WHAT IS REQUIRED:
Transcribe the listing verbatim. Do not carry over any pictures.

───── LISTING

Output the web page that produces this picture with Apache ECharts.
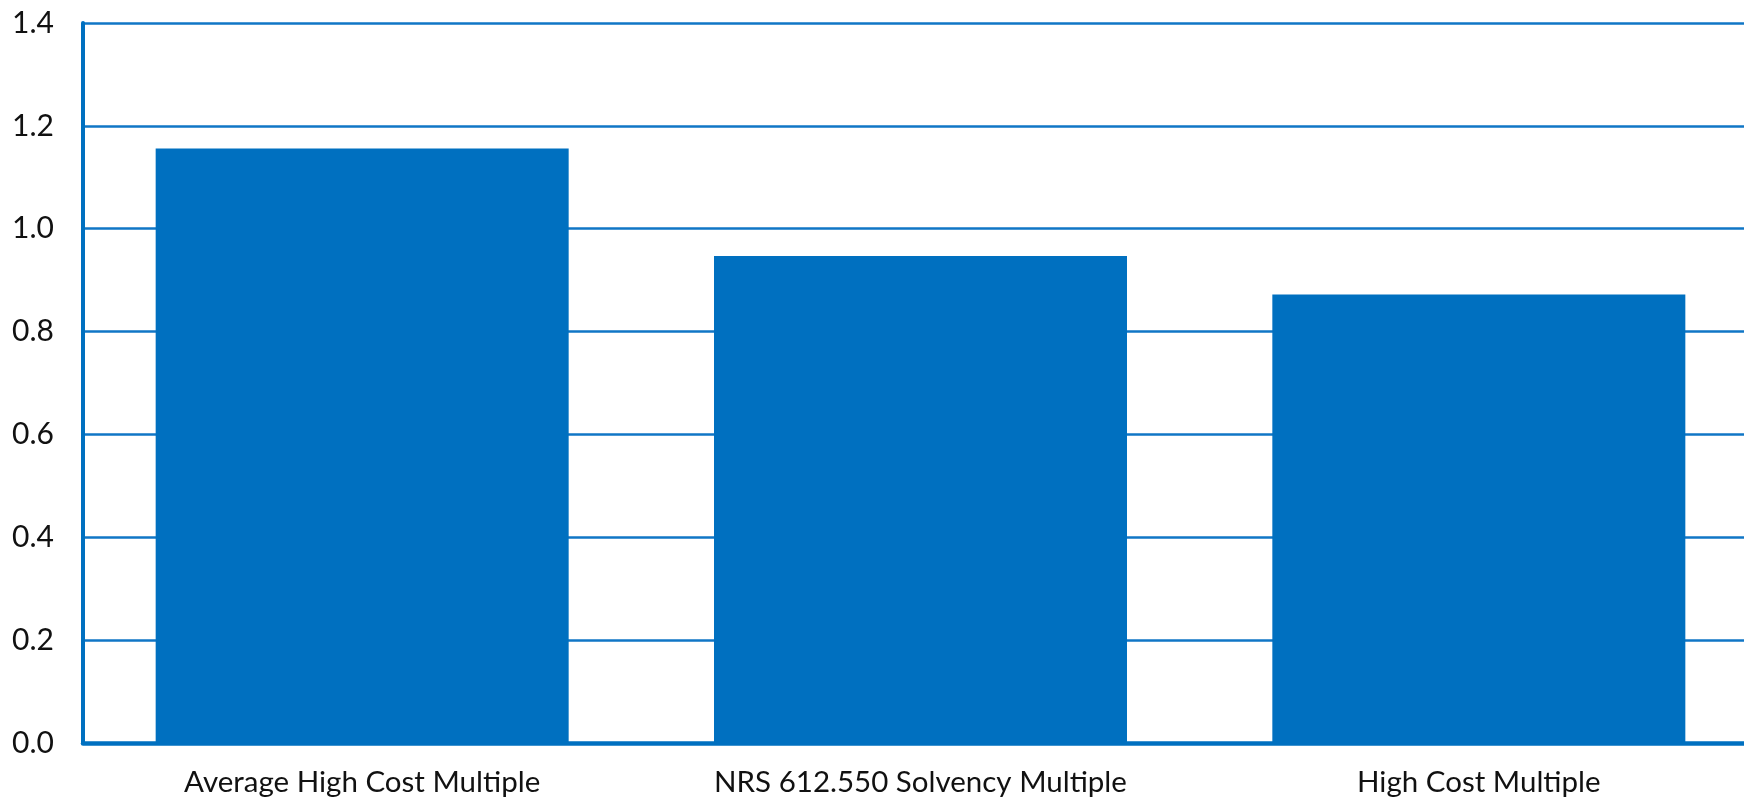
<!DOCTYPE html>
<html>
<head>
<meta charset="utf-8">
<script src="https://cdn.jsdelivr.net/npm/echarts@6/dist/echarts.min.js"></script>
<style>
html,body{margin:0;padding:0;background:#fff;overflow:hidden;}
#chart{width:1744px;height:797px;}
</style>
</head>
<body>
<div id="chart"></div>
<script>
const categories = ['Average High Cost Multiple', 'NRS 612.550 Solvency Multiple', 'High Cost Multiple'];
const values = [1.156, 0.947, 0.872];
const yTicks = [0.0, 0.2, 0.4, 0.6, 0.8, 1.0, 1.2, 1.4];

const chart = echarts.init(document.getElementById('chart'));
chart.setOption({
  animation: false,
  grid: { left: 83, top: 23, width: 1675, height: 720, containLabel: false, outerBoundsMode: 'none' },
  xAxis: {
    type: 'category',
    data: categories,
    axisLine: { show: true, lineStyle: { color: '#0070C0', width: 4.5 } },
    axisTick: { show: false },
    axisLabel: { color: '#111', fontFamily: 'Lato', fontSize: 29.5, margin: 24 },
    splitLine: { show: false }
  },
  yAxis: {
    type: 'value',
    min: yTicks[0],
    max: yTicks[yTicks.length - 1],
    interval: 0.2,
    axisLine: { show: true, lineStyle: { color: '#0070C0', width: 4 } },
    axisTick: { show: false },
    axisLabel: { color: '#111', fontFamily: 'Lato', fontSize: 30, margin: 29,
      formatter: v => v.toFixed(1) },
    splitLine: { show: true, lineStyle: { color: '#1076C6', width: 2.5 } }
  },
  series: [{
    type: 'bar',
    data: values,
    barWidth: 413,
    itemStyle: { color: '#0070C0' }
  }]
});
</script>
</body>
</html>
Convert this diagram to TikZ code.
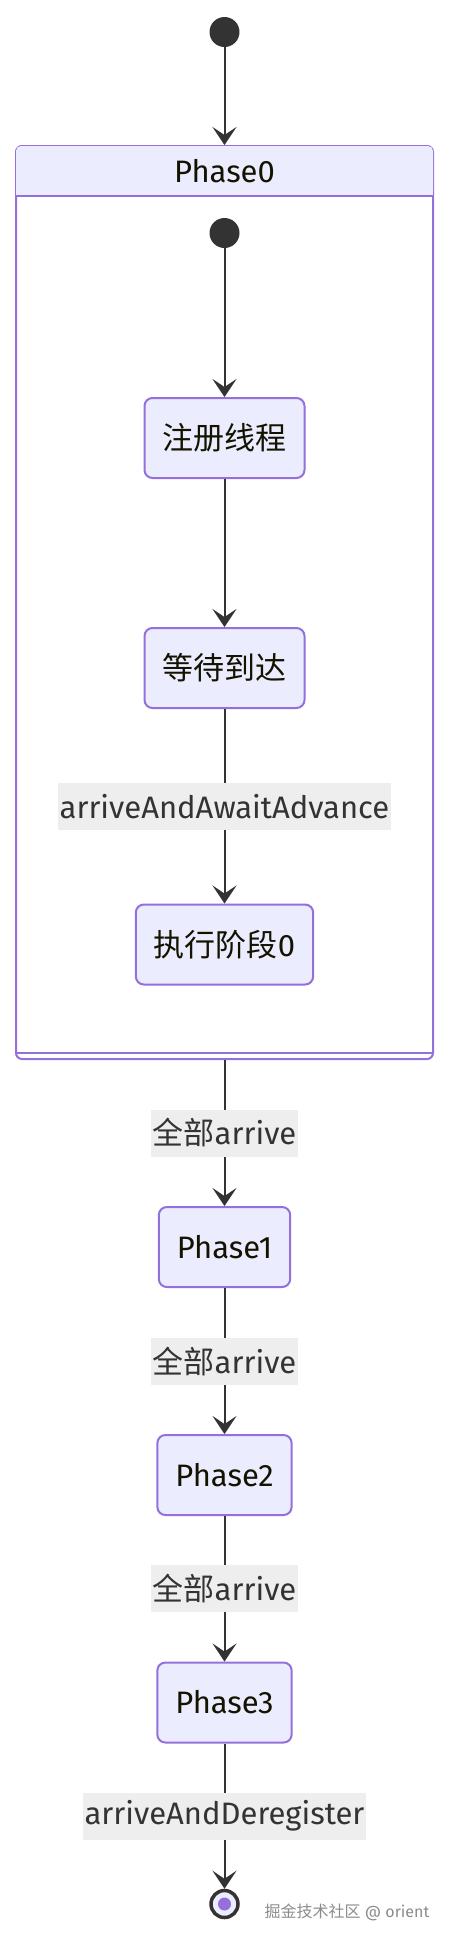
\documentclass[tikz,border=0pt]{standalone}
\usepackage{fontspec}
\setmainfont{Fira Sans}
\newfontfamily\cjk{Noto Sans CJK SC}
\usetikzlibrary{arrows.meta}

\definecolor{statefill}{HTML}{ECECFF}
\definecolor{stateline}{HTML}{9370DB}
\definecolor{edgeline}{HTML}{333333}
\definecolor{labelbg}{HTML}{EEEEEE}
\definecolor{nodetext}{HTML}{131300}
\definecolor{marktext}{HTML}{8C8C8C}

\tikzset{
  state/.style={draw=stateline, fill=statefill, line width=2pt, rounded corners=8pt,
    minimum height=80pt, inner xsep=18pt, text=nodetext, font=\fontsize{31}{37}\selectfont},
  composite/.style={draw=stateline, fill=white, line width=2pt, rounded corners=6pt},
  pseudo/.style={circle, fill=edgeline, minimum size=30pt, inner sep=0pt},
  endstate/.style={circle, draw=edgeline, fill=statefill, line width=3.5pt, minimum size=27pt, inner sep=0pt},
  trans/.style={draw=edgeline, line width=2pt, -{Stealth[length=18pt, width=24pt, inset=8pt]}},
  translabel/.style={fill=labelbg, text=edgeline, inner xsep=2pt, inner ysep=0pt,
    minimum height=47pt, font=\fontsize{31}{37}\selectfont},
  watermark/.style={text=marktext, font=\fontsize{16}{19}\selectfont}
}

\begin{document}
\begin{tikzpicture}[x=1pt, y=-1pt]
  \useasboundingbox (0,0) rectangle (449,1936);

  % Start point
  \node[pseudo] (start) at (224.5,32) {};

  % Composite state Phase0
  \node[composite, minimum width=417pt, minimum height=913pt] (phase0) at (224.5,602.5) {};
  \fill[statefill, rounded corners=5pt] ([shift={(1,1)}]phase0.north west) rectangle ([shift={(-1,51)}]phase0.north east);
  \fill[statefill] ([shift={(1,30)}]phase0.north west) rectangle ([shift={(-1,51)}]phase0.north east);
  \draw[stateline, line width=2pt] ([yshift=-51pt]phase0.north west) -- ([yshift=-51pt]phase0.north east);
  \draw[stateline, line width=2pt] ([yshift=7pt]phase0.south west) -- ([yshift=7pt]phase0.south east);
  \node[text=nodetext, font=\fontsize{31}{37}\selectfont] (phase0title) at ([yshift=-26pt]phase0.north) {Phase0};

  % Inner states
  \node[pseudo] (innerstart) at (224.5,233) {};
  \node[state] (register) at (224.5,438) {\cjk 注册线程};
  \node[state] (wait) at (224.5,668) {\cjk 等待到达};
  \node[state] (exec) at (224.5,944.5) {{\cjk 执行阶段}0};

  % Outer states
  \node[state] (phase1) at (224.5,1247) {Phase1};
  \node[state] (phase2) at (224.5,1475) {Phase2};
  \node[state] (phase3) at (224.5,1702.5) {Phase3};
  \node[endstate] (finish) at (224.5,1904) {};
  \fill[stateline] (finish) circle (6.5pt);

  % Transitions
  \draw[trans] (start) -- (phase0.north);
  \draw[trans] (innerstart) -- (register);
  \draw[trans] (register) -- (wait);
  \draw[trans] (wait) -- node[translabel] {arriveAndAwaitAdvance} (exec);
  \draw[trans] (phase0.south) -- node[translabel] {{\cjk 全部}arrive} (phase1);
  \draw[trans] (phase1) -- node[translabel] {{\cjk 全部}arrive} (phase2);
  \draw[trans] (phase2) -- node[translabel] {{\cjk 全部}arrive} (phase3);
  \draw[trans] (phase3) -- node[translabel] {arriveAndDeregister} (finish);

  \node[watermark] (mark) at (347,1912) {{\cjk 掘金技术社区} @ orient};
\end{tikzpicture}
\end{document}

──────────

ANSWER TO THIS EXERCISE:
Output the web page that produces this picture with Apache ECharts.
<!DOCTYPE html>
<html>
<head>
<meta charset="utf-8">
<script src="https://cdn.jsdelivr.net/npm/echarts@6/dist/echarts.min.js"></script>
<style>
html,body{margin:0;padding:0;background:#fff;overflow:hidden;}
#chart{width:1744px;height:797px;}
</style>
</head>
<body>
<div id="chart"></div>
<script>
const categories = ['Average High Cost Multiple', 'NRS 612.550 Solvency Multiple', 'High Cost Multiple'];
const values = [1.156, 0.947, 0.872];
const yTicks = [0.0, 0.2, 0.4, 0.6, 0.8, 1.0, 1.2, 1.4];

const chart = echarts.init(document.getElementById('chart'));
chart.setOption({
  animation: false,
  grid: { left: 83, top: 23, width: 1675, height: 720, containLabel: false, outerBoundsMode: 'none' },
  xAxis: {
    type: 'category',
    data: categories,
    axisLine: { show: true, lineStyle: { color: '#0070C0', width: 4.5 } },
    axisTick: { show: false },
    axisLabel: { color: '#111', fontFamily: 'Lato', fontSize: 29.5, margin: 24 },
    splitLine: { show: false }
  },
  yAxis: {
    type: 'value',
    min: yTicks[0],
    max: yTicks[yTicks.length - 1],
    interval: 0.2,
    axisLine: { show: true, lineStyle: { color: '#0070C0', width: 4 } },
    axisTick: { show: false },
    axisLabel: { color: '#111', fontFamily: 'Lato', fontSize: 30, margin: 29,
      formatter: v => v.toFixed(1) },
    splitLine: { show: true, lineStyle: { color: '#1076C6', width: 2.5 } }
  },
  series: [{
    type: 'bar',
    data: values,
    barWidth: 413,
    itemStyle: { color: '#0070C0' }
  }]
});
</script>
</body>
</html>
Convert this diagram to TikZ code.
\documentclass[tikz,border=0pt]{standalone}
\usepackage{fontspec}
\setmainfont{Fira Sans}
\newfontfamily\cjk{Noto Sans CJK SC}
\usetikzlibrary{arrows.meta}

\definecolor{statefill}{HTML}{ECECFF}
\definecolor{stateline}{HTML}{9370DB}
\definecolor{edgeline}{HTML}{333333}
\definecolor{labelbg}{HTML}{EEEEEE}
\definecolor{nodetext}{HTML}{131300}
\definecolor{marktext}{HTML}{8C8C8C}

\tikzset{
  state/.style={draw=stateline, fill=statefill, line width=2pt, rounded corners=8pt,
    minimum height=80pt, inner xsep=18pt, text=nodetext, font=\fontsize{31}{37}\selectfont},
  composite/.style={draw=stateline, fill=white, line width=2pt, rounded corners=6pt},
  pseudo/.style={circle, fill=edgeline, minimum size=30pt, inner sep=0pt},
  endstate/.style={circle, draw=edgeline, fill=statefill, line width=3.5pt, minimum size=27pt, inner sep=0pt},
  trans/.style={draw=edgeline, line width=2pt, -{Stealth[length=18pt, width=24pt, inset=8pt]}},
  translabel/.style={fill=labelbg, text=edgeline, inner xsep=2pt, inner ysep=0pt,
    minimum height=47pt, font=\fontsize{31}{37}\selectfont},
  watermark/.style={text=marktext, font=\fontsize{16}{19}\selectfont}
}

\begin{document}
\begin{tikzpicture}[x=1pt, y=-1pt]
  \useasboundingbox (0,0) rectangle (449,1936);

  % Start point
  \node[pseudo] (start) at (224.5,32) {};

  % Composite state Phase0
  \node[composite, minimum width=417pt, minimum height=913pt] (phase0) at (224.5,602.5) {};
  \fill[statefill, rounded corners=5pt] ([shift={(1,1)}]phase0.north west) rectangle ([shift={(-1,51)}]phase0.north east);
  \fill[statefill] ([shift={(1,30)}]phase0.north west) rectangle ([shift={(-1,51)}]phase0.north east);
  \draw[stateline, line width=2pt] ([yshift=-51pt]phase0.north west) -- ([yshift=-51pt]phase0.north east);
  \draw[stateline, line width=2pt] ([yshift=7pt]phase0.south west) -- ([yshift=7pt]phase0.south east);
  \node[text=nodetext, font=\fontsize{31}{37}\selectfont] (phase0title) at ([yshift=-26pt]phase0.north) {Phase0};

  % Inner states
  \node[pseudo] (innerstart) at (224.5,233) {};
  \node[state] (register) at (224.5,438) {\cjk 注册线程};
  \node[state] (wait) at (224.5,668) {\cjk 等待到达};
  \node[state] (exec) at (224.5,944.5) {{\cjk 执行阶段}0};

  % Outer states
  \node[state] (phase1) at (224.5,1247) {Phase1};
  \node[state] (phase2) at (224.5,1475) {Phase2};
  \node[state] (phase3) at (224.5,1702.5) {Phase3};
  \node[endstate] (finish) at (224.5,1904) {};
  \fill[stateline] (finish) circle (6.5pt);

  % Transitions
  \draw[trans] (start) -- (phase0.north);
  \draw[trans] (innerstart) -- (register);
  \draw[trans] (register) -- (wait);
  \draw[trans] (wait) -- node[translabel] {arriveAndAwaitAdvance} (exec);
  \draw[trans] (phase0.south) -- node[translabel] {{\cjk 全部}arrive} (phase1);
  \draw[trans] (phase1) -- node[translabel] {{\cjk 全部}arrive} (phase2);
  \draw[trans] (phase2) -- node[translabel] {{\cjk 全部}arrive} (phase3);
  \draw[trans] (phase3) -- node[translabel] {arriveAndDeregister} (finish);

  \node[watermark] (mark) at (347,1912) {{\cjk 掘金技术社区} @ orient};
\end{tikzpicture}
\end{document}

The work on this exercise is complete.